Âlimlerden biri şöyle dedi: ”Bu sur, Beyt-i Makdis'in doğu surudur. İçinde mescidi vardır ki o rahmettir. Dış tarafı ise azaptır. Oraya cehennem vadisi denir. Beyt-i Makdis'teki rahmet kapısı olarak adlandırılan kapı hakkında Ka'b şöyle derdi: Burası: Cenab-ı Hak'kın, 'Kapısının içinde rahmet, dışında azap olan bir sur çekilir' buyurduğu kapıdır. Yani cehennem vadisi olarak bilinen yer surun yeridir."
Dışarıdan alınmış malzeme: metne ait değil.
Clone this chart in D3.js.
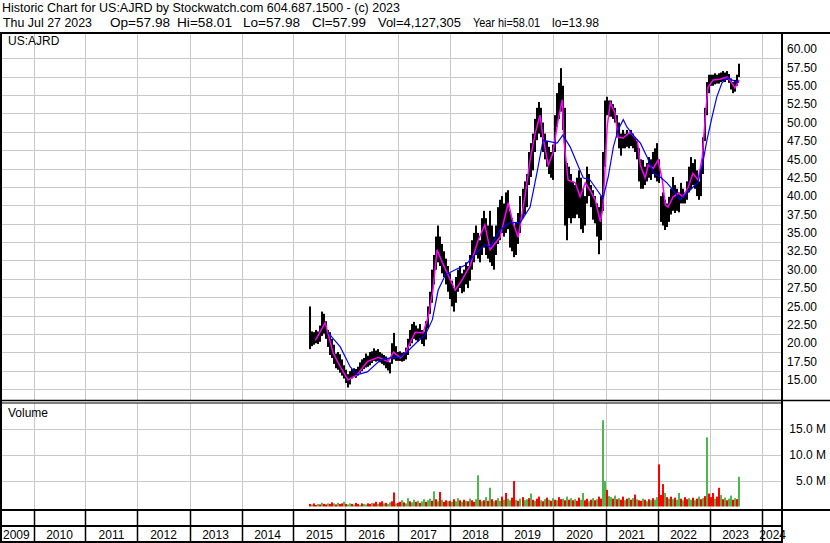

İbn Atıyye ise: ”Sur hakkındaki bu görüş doğruluktan uzaktır. Aslında surdan maksat A'râftır," demektedir.

Ben fakir ise diyorum ki: İşareti bilen kimse için bu görüş doğruluktan uzak değildir. Rivayete göre Ubâde, Beytü'l-Makdis'in doğudaki sûru üzerine çıktı ve ağladı. Birisi ona: ”Seni ağlatan nedir, ey Ebu'l-velîd?" deyince şu cevabı verdi: ”Rasûlüllah bize burada cehennemi gördüğünü haber verdi." Hadisi şerifte şöyle buyruldu: ”Beyt-i Makdis, mahşer (toplanma) ve menşer (dağılma) yeridir." (10) Cehennem vadisi olarak bilinen yerin bizzat a'râf surunun yeri olması mümkündür. Fakat bu sadece Allah'ın bileceği tarzda olur. Çünkü kıyamet günü yeryüzü başka bir yeryüzü olacaktır. İbadet yerlerinin cennete katılacağı bir gerçektir. Buna göre Mescid-i Aksâ'nın cennetten, dışının cehennemden olması ve aralarında da bir surun bulunması uzak bir görüş değildir.

10- Hadisi, İbn Mâce ve Taberânî rivayet etmiştir. Hadisin tamamı şöyledir: ”Oraya gidin, orada namaz kılın. Zira oradaki bir namaz, başka bir yerdeki bin namaz gibidir ”Bkz Fethu'l-Kebîr, 2/9.